In the mid-1980s, while still at school, Fruish edited a magazine called Tripping Yarns. Issue two appeared in 1988 and contained an interview with Kathy Acker conducted by Alan Moore, as well as an interview and retrospective with underground comic artist Edwin Pouncey a.k.a. Savage Pencil, who also provided the cover. The magazine included an interview with publisher Tony Bennet, as well as interviews with the bands Killdozer and the Butthole Surfers.

In the late 1980s, Fruish worked for independent record company Blast First. During this time he toured with the band Dinosaur Jr.

Fruish played the role of William Burroughs in Daisy Eris Campbell's theatrical adaptation and production Cosmic Trigger at The Cockpit theatre in May 2017. He also created two podcasts to accompany this production. The first is a conversation with Erik Davis, the second, In the Sphere Of The Mind, voiced by Oliver Senton as Robert Anton Wilson, and Kate Alderton as Arlen Riley Wilson, a poetic take on John Lilly's Beliefs Unlimited.
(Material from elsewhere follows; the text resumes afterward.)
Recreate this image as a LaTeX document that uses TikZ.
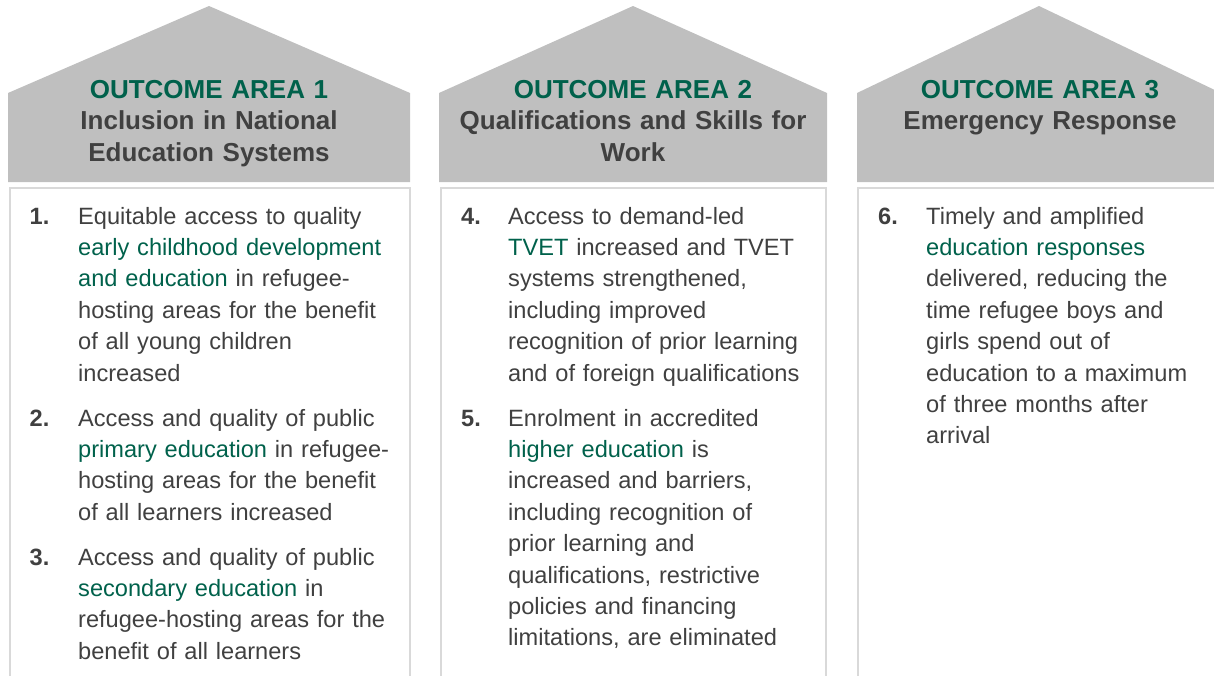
\documentclass[tikz,border=0pt]{standalone}
\usepackage{fontspec}
\setmainfont{Liberation Sans}
\usetikzlibrary{calc}
\definecolor{color_area_roof}{HTML}{BFBFBF}
\definecolor{color_area_green}{HTML}{00614B}
\definecolor{color_area_text}{HTML}{404040}
\definecolor{color_area_frame}{HTML}{D9D9D9}
\def\reservedspace{\useasboundingbox (0,0) rectangle (1214,675);}
\def\hl#1{\textcolor{color_area_green}{#1}}

\begin{document}
\begin{tikzpicture}[x=1pt, y=-1pt,
        areatitle/.style={anchor=base, inner sep=0pt, text width=390pt, align=center,
            font=\fontsize{26}{31.5}\selectfont\bfseries, text=color_area_text},
        itemnum/.style={anchor=base west, inner sep=0pt,
            font=\fontsize{23.6}{31.4}\selectfont\bfseries, text=color_area_text},
        itemtext/.style={anchor=base west, inner sep=0pt, text width=340pt, align=left,
            font=\fontsize{23.6}{31.4}\selectfont, text=color_area_text}]
            \reservedspace
            % roofs of the three outcome areas
            \foreach \l/\a/\r in {8/209/410, 439/633/827, 857/1039/1221}
                \fill[color_area_roof] (\l,182) -- (\l,93) -- (\a,6) -- (\r,93) -- (\r,182) -- cycle;
            % frames below the roofs
            \foreach \l/\r in {10/410, 441/826, 858/1222}
                \draw[color_area_frame, line width=1.3pt] (\l,188) rectangle (\r,680);
            % titles
            \node[areatitle] (area1) at (209,98) {\hl{OUTCOME AREA 1}\\Inclusion in National\\Education Systems};
            \node[areatitle] (area2) at (633,98) {\hl{OUTCOME AREA 2}\\Qualifications and Skills for\\Work};
            \node[areatitle] (area3) at (1040,98) {\hl{OUTCOME AREA 3}\\Emergency Response};
            % outcome area 1
            \node[itemnum] (num1) at (29.5,224) {1.};
            \node[itemtext] (goal1) at (78,224) {Equitable access to quality\\\hl{early childhood development}\\\hl{and education} in refugee-\\hosting areas for the benefit\\of all young children\\increased};
            \node[itemnum] (num2) at (29.5,426) {2.};
            \node[itemtext] (goal2) at (78,426) {Access and quality of public\\\hl{primary education} in refugee-\\hosting areas for the benefit\\of all learners increased};
            \node[itemnum] (num3) at (29.5,565) {3.};
            \node[itemtext] (goal3) at (78,565) {Access and quality of public\\\hl{secondary education} in\\refugee-hosting areas for the\\benefit of all learners};
            % outcome area 2
            \node[itemnum] (num4) at (461,224) {4.};
            \node[itemtext] (goal4) at (508,224) {Access to demand-led\\\hl{TVET} increased and TVET\\systems strengthened,\\including improved\\recognition of prior learning\\and of foreign qualifications};
            \node[itemnum] (num5) at (461,426) {5.};
            \node[itemtext] (goal5) at (508,426) {Enrolment in accredited\\\hl{higher education} is\\increased and barriers,\\including recognition of\\prior learning and\\qualifications, restrictive\\policies and financing\\limitations, are eliminated};
            % outcome area 3
            \node[itemnum] (num6) at (878,224) {6.};
            \node[itemtext] (goal6) at (926,224) {Timely and amplified\\\hl{education responses}\\delivered, reducing the\\time refugee boys and\\girls spend out of\\education to a maximum\\of three months after\\arrival};
        \end{tikzpicture}
\end{document}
Fruish had previously given a talk entitled "R.A.W on the Inside" at the Daisy Eris curated festival Find The Others, that accompanied the original performance of Cosmic Trigger in Liverpool in 2014.

Fruish appears, is credited, thanked or acknowledged in a number of books and publications including: Yvvette Edwards' The Mother, Andrew O'Neill's History of Heavy Metal, John Higgs Watling Street, Deborah Delano's Saddest Sound, and A. William James Book Thirteen, which is in part dedicated to Fruish.

He rides a rowbike.

Fruish is a member of the Northampton Arts Lab.